▶ **Objective**
Leave out the pictures and reproduce all of the data exactly.

▶ **Supplied data**
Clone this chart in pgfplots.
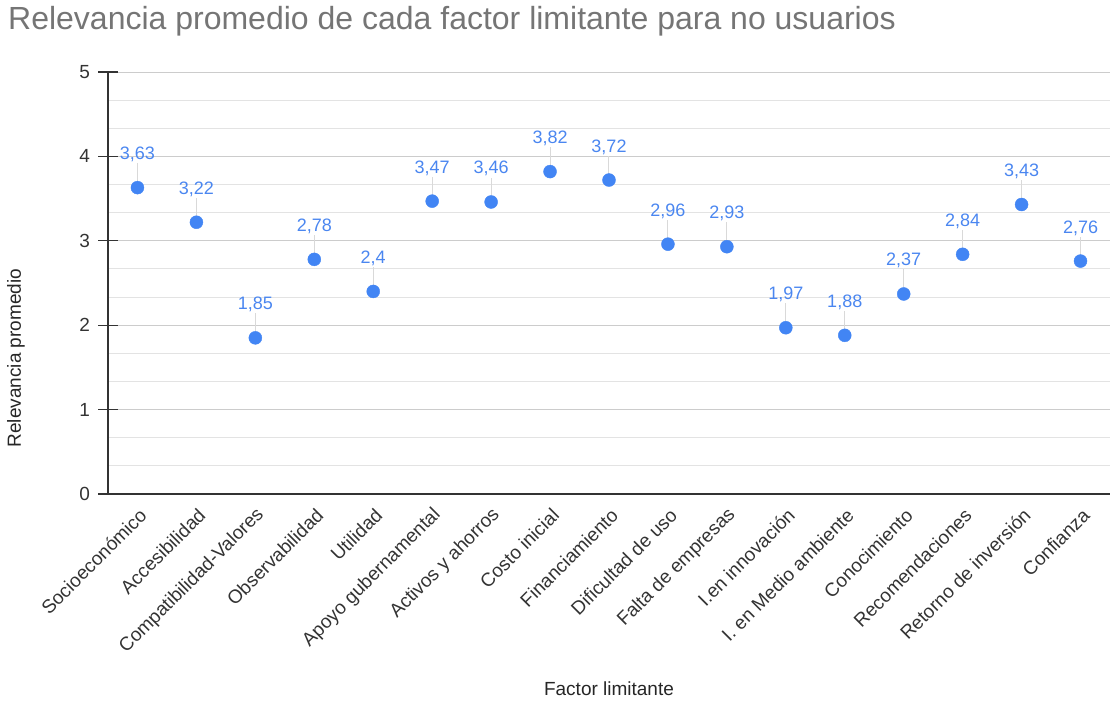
\documentclass[border=0pt]{standalone}
\usepackage{fontspec}
\setmainfont{Liberation Sans}
\usepackage{pgfplots}
\usepackage{pgfplotstable}
\pgfplotsset{compat=1.18}
\definecolor{ptblue}{HTML}{4285F4}
\definecolor{lblblue}{HTML}{4A86F0}
\definecolor{ttlgray}{HTML}{757575}
\definecolor{majgrid}{HTML}{CCCCCC}
\definecolor{mingrid}{HTML}{E3E3E3}
\definecolor{leader}{HTML}{D9D9D9}
\definecolor{axdark}{HTML}{333333}
\pgfplotstableread{
x y err label
0 3.63 0.29 3,63
1 3.22 0.29 3,22
2 1.85 0.29 1,85
3 2.78 0.29 2,78
4 2.40 0.29 2,4
5 3.47 0.29 3,47
6 3.46 0.29 3,46
7 3.82 0.29 3,82
8 3.72 0.29 3,72
9 2.96 0.29 2,96
10 2.93 0.29 2,93
11 1.97 0.29 1,97
12 1.88 0.29 1,88
13 2.37 0.29 2,37
14 2.84 0.29 2,84
15 3.43 0.29 3,43
16 2.76 0.29 2,76
}\datatable
\begin{document}
\begin{tikzpicture}
\node[anchor=base west, text=ttlgray, font=\fontsize{32}{37}\selectfont, inner sep=0pt] at (8pt,675pt) {Relevancia promedio de cada factor limitante para no usuarios};
\begin{axis}[
  at={(108pt,211pt)}, anchor=south west,
  scale only axis, width=1002pt, height=422pt,
  xmin=-0.5, xmax=16.5, ymin=0, ymax=5,
  axis x line=bottom, axis y line=left,
  axis line style={-, draw=axdark, line width=1.3pt},
  xtick=data,
  xticklabels={Socioeconómico,Accesibilidad,Compatibilidad-Valores,Observabilidad,Utilidad,Apoyo gubernamental,Activos y ahorros,Costo inicial,Financiamiento,Dificultad de uso,Falta de empresas,I.en innovación,I. en Medio ambiente,Conocimiento,Recomendaciones,Retorno de inversión,Confianza},
  xtick style={draw=none},
  ytick={0,1,2,3,4,5},
  minor y tick num=2,
  tick align=center,
  major tick length=19pt,
  minor tick length=0pt,
  ytick style={draw=axdark, line width=1.3pt},
  ymajorgrids, yminorgrids,
  major grid style={majgrid, line width=1pt},
  minor grid style={mingrid, line width=1pt},
  /pgf/number format/assume math mode=true,
  tick label style={font=\fontsize{19}{22}\selectfont, text=axdark},
  yticklabel style={anchor=east, xshift=-5pt},
  xticklabel style={rotate=45, anchor=east, inner sep=0pt, xshift=-2pt, yshift=-10pt},
  xlabel={Factor limitante},
  ylabel={Relevancia promedio},
  label style={font=\fontsize{19}{22}\selectfont, text=black!85},
  xlabel style={at={(axis description cs:0.5,-0.462)}, anchor=center},
  ylabel style={at={(axis description cs:-0.0918,0.322)}, anchor=center, rotate=0},
  clip=false,
]
\addplot[only marks, mark=*, mark size=6.5pt, mark options={fill=ptblue, draw=ptblue},
  error bars/.cd, y dir=plus, y explicit, error mark=none,
  error bar style={leader, line width=1pt},
  ]
  table[x=x, y=y, y error plus=err, meta=label]{\datatable};
\addplot[only marks, mark=none,
  point meta=explicit symbolic,
  nodes near coords,
  every node near coord/.append style={anchor=base, yshift=28pt, text=lblblue, font=\fontsize{18}{21}\selectfont, inner sep=0pt},
  ]
  table[x=x, y=y, meta=label]{\datatable};
\end{axis}
\pgfresetboundingbox
\useasboundingbox (0,0) rectangle (1110pt,705pt);
\end{tikzpicture}
\end{document}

▶ **Task result**
Clone this chart in pgfplots.
\documentclass[border=0pt]{standalone}
\usepackage{fontspec}
\setmainfont{Liberation Sans}
\usepackage{pgfplots}
\usepackage{pgfplotstable}
\pgfplotsset{compat=1.18}
\definecolor{ptblue}{HTML}{4285F4}
\definecolor{lblblue}{HTML}{4A86F0}
\definecolor{ttlgray}{HTML}{757575}
\definecolor{majgrid}{HTML}{CCCCCC}
\definecolor{mingrid}{HTML}{E3E3E3}
\definecolor{leader}{HTML}{D9D9D9}
\definecolor{axdark}{HTML}{333333}
\pgfplotstableread{
x y err label
0 3.63 0.29 3,63
1 3.22 0.29 3,22
2 1.85 0.29 1,85
3 2.78 0.29 2,78
4 2.40 0.29 2,4
5 3.47 0.29 3,47
6 3.46 0.29 3,46
7 3.82 0.29 3,82
8 3.72 0.29 3,72
9 2.96 0.29 2,96
10 2.93 0.29 2,93
11 1.97 0.29 1,97
12 1.88 0.29 1,88
13 2.37 0.29 2,37
14 2.84 0.29 2,84
15 3.43 0.29 3,43
16 2.76 0.29 2,76
}\datatable
\begin{document}
\begin{tikzpicture}
\node[anchor=base west, text=ttlgray, font=\fontsize{32}{37}\selectfont, inner sep=0pt] at (8pt,675pt) {Relevancia promedio de cada factor limitante para no usuarios};
\begin{axis}[
  at={(108pt,211pt)}, anchor=south west,
  scale only axis, width=1002pt, height=422pt,
  xmin=-0.5, xmax=16.5, ymin=0, ymax=5,
  axis x line=bottom, axis y line=left,
  axis line style={-, draw=axdark, line width=1.3pt},
  xtick=data,
  xticklabels={Socioeconómico,Accesibilidad,Compatibilidad-Valores,Observabilidad,Utilidad,Apoyo gubernamental,Activos y ahorros,Costo inicial,Financiamiento,Dificultad de uso,Falta de empresas,I.en innovación,I. en Medio ambiente,Conocimiento,Recomendaciones,Retorno de inversión,Confianza},
  xtick style={draw=none},
  ytick={0,1,2,3,4,5},
  minor y tick num=2,
  tick align=center,
  major tick length=19pt,
  minor tick length=0pt,
  ytick style={draw=axdark, line width=1.3pt},
  ymajorgrids, yminorgrids,
  major grid style={majgrid, line width=1pt},
  minor grid style={mingrid, line width=1pt},
  /pgf/number format/assume math mode=true,
  tick label style={font=\fontsize{19}{22}\selectfont, text=axdark},
  yticklabel style={anchor=east, xshift=-5pt},
  xticklabel style={rotate=45, anchor=east, inner sep=0pt, xshift=-2pt, yshift=-10pt},
  xlabel={Factor limitante},
  ylabel={Relevancia promedio},
  label style={font=\fontsize{19}{22}\selectfont, text=black!85},
  xlabel style={at={(axis description cs:0.5,-0.462)}, anchor=center},
  ylabel style={at={(axis description cs:-0.0918,0.322)}, anchor=center, rotate=0},
  clip=false,
]
\addplot[only marks, mark=*, mark size=6.5pt, mark options={fill=ptblue, draw=ptblue},
  error bars/.cd, y dir=plus, y explicit, error mark=none,
  error bar style={leader, line width=1pt},
  ]
  table[x=x, y=y, y error plus=err, meta=label]{\datatable};
\addplot[only marks, mark=none,
  point meta=explicit symbolic,
  nodes near coords,
  every node near coord/.append style={anchor=base, yshift=28pt, text=lblblue, font=\fontsize{18}{21}\selectfont, inner sep=0pt},
  ]
  table[x=x, y=y, meta=label]{\datatable};
\end{axis}
\pgfresetboundingbox
\useasboundingbox (0,0) rectangle (1110pt,705pt);
\end{tikzpicture}
\end{document}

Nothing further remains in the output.